The image of the girl, who is believed to have been about 4 years old, and white or Hispanic, was created by forensic artists at the National Center for Missing & Exploited Children in Alexandria, Va.
They used photographs taken at the girl’s autopsy to develop the rendering, said Robert G. Lowery Jr., vice president of the nonprofit organization’s Missing Children Division.
He said the investigation is focused on the Boston area, though the child may be from elsewhere.
“We think it’s a very strong likeness of this child,” Lowery said by phone. “We’re hoping that it will be the key to the identification. It usually is in these kind of cases.”
The leggings are size 4T. They were made by Circo, and are sold at Target stores, investigators said.
The blanket was made by Cannon and is sold at Kmart stores. The blanket, Conley said, “may be very special to this little girl.”
Investigators believe the toddler had been dead for a short time when she was discovered, but they cannot say exactly when she died, Conley said. He said they still do not know whether her body washed up on shore or was left there by someone who had gone to Deer Island, which is connected to Winthrop, by land or sea.
Toxicology reports that may explain the cause of her death are pending, Conley said.
“It’s premature for us to say at this point whether or not any charges will be issued in this case,” Conley said. “She may have died of a natural death. We don’t know the answer to that question yet. Her remains were found in a way that I would suggest is unnatural, and certainly worthy of our investigation.”
Conley said a day-care provider, preschool teacher, pediatrician, shopkeeper, or people who frequent parks might have information about a child they once saw regularly but who is now gone.
State Police Major Frank Hughes urged people to ask questions if they notice a child is missing from family gatherings during the July Fourth weekend.

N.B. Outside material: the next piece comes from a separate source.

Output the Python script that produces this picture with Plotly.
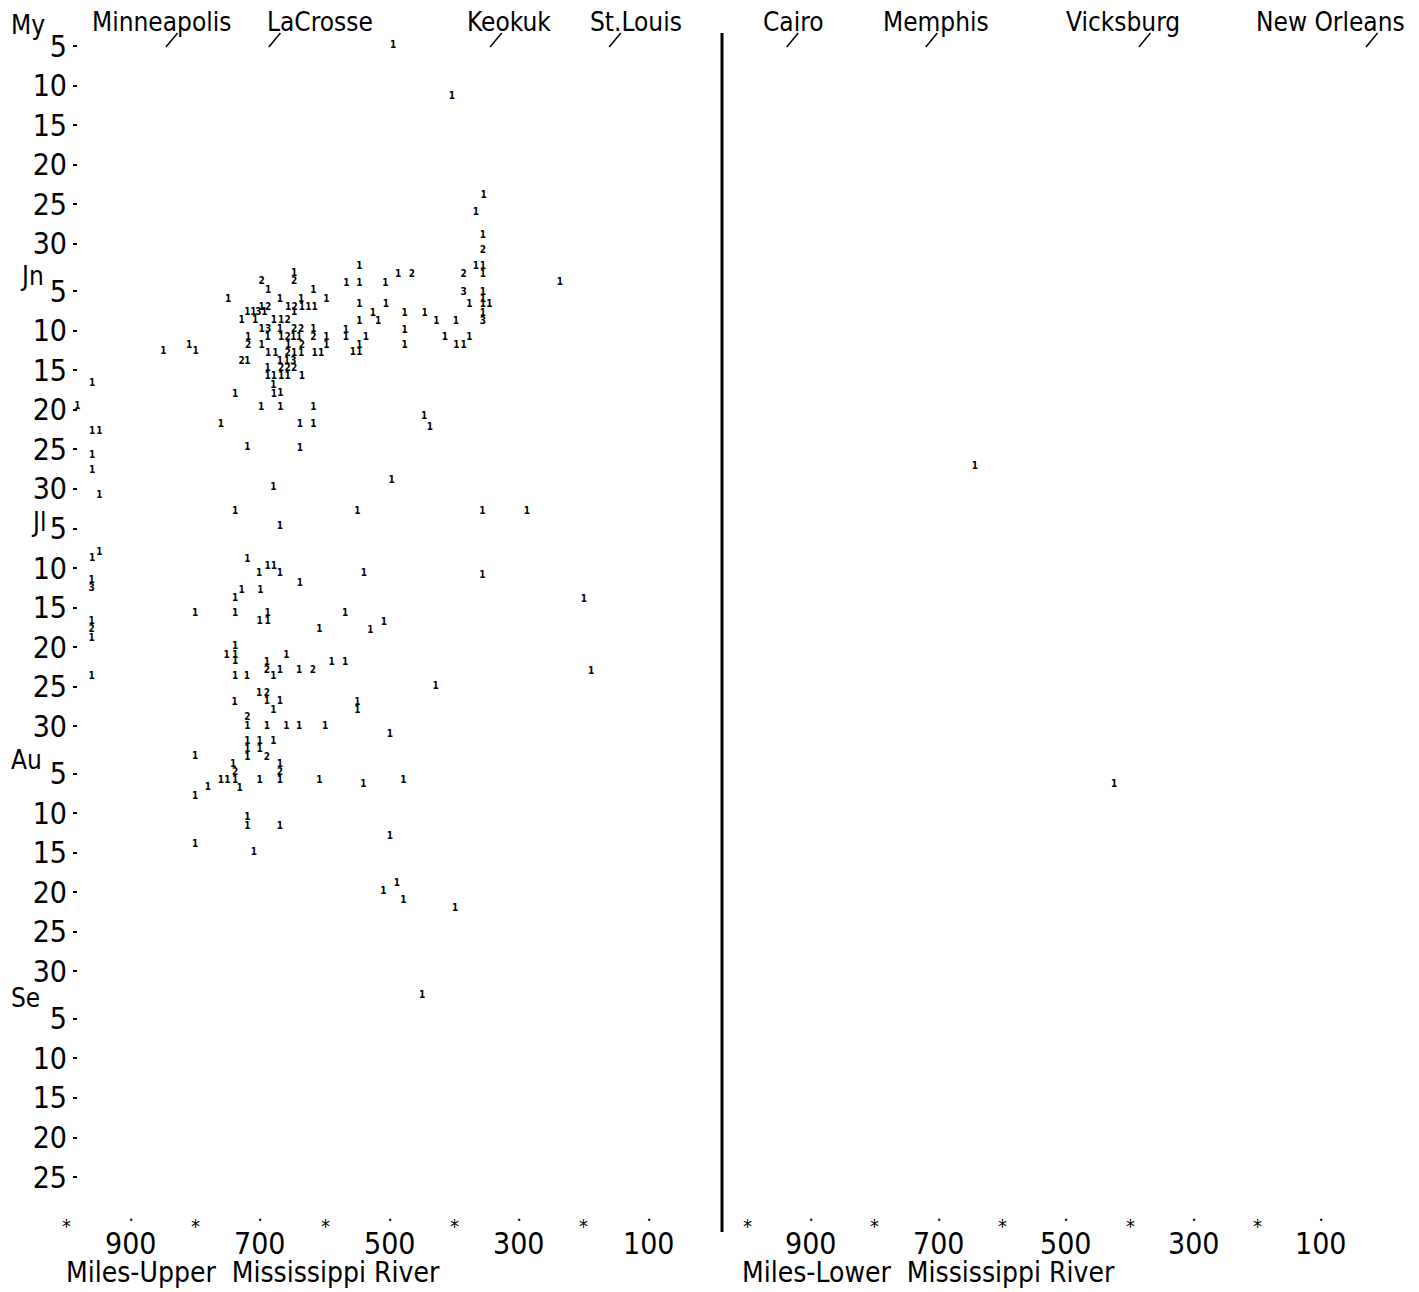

“If they see a family that is missing a child that fits the description of this young lady, pay a little more attention than normal. Maybe ask a few questions to see where the child may be,” he said.
Officials want to know whether there are other children who lived with the girl, Conley said.
“If her caretakers, her parents, her providers have other children in the home, it’s important for us to find out who they are, and make sure there are no other children in the home that need our protection,” he said.
Winthrop Police Chief Terence Delehanty said detectives will be working throughout the holiday weekend.
“We’re working very hard on this particular case,” he said. “I don’t think any of the agencies will rest until we get this case resolved.”
The girl’s body was found about 1 p.m. June 25 by a woman walking her dog.
Investigators have said the girl stood about 3½ feet tall, and had brown eyes. She weighed just over 30 pounds, average for her height, and had brown hair about 14 inches long.
Her body was found next to a public walkway that extends 2.6 miles, and near a waste-water treatment plant run by the Massachusetts Water Resources Authority.
MWRA employees have been shaken by the girl’s death, and are planning to put a children’s bench and a tree near where she was found, said Susan Brazil, a Winthrop resident who has worked for the agency for 25 years.
“I’ve never seen the employees as affected by anything as they were . . . by this situation. They were so sad,” Brazil said.
A makeshift memorial sits on rocks overlooking the beach. After the news conference, several investigators and a prosecutor walked to the site and conferred as the Boston skyline gleamed in the background.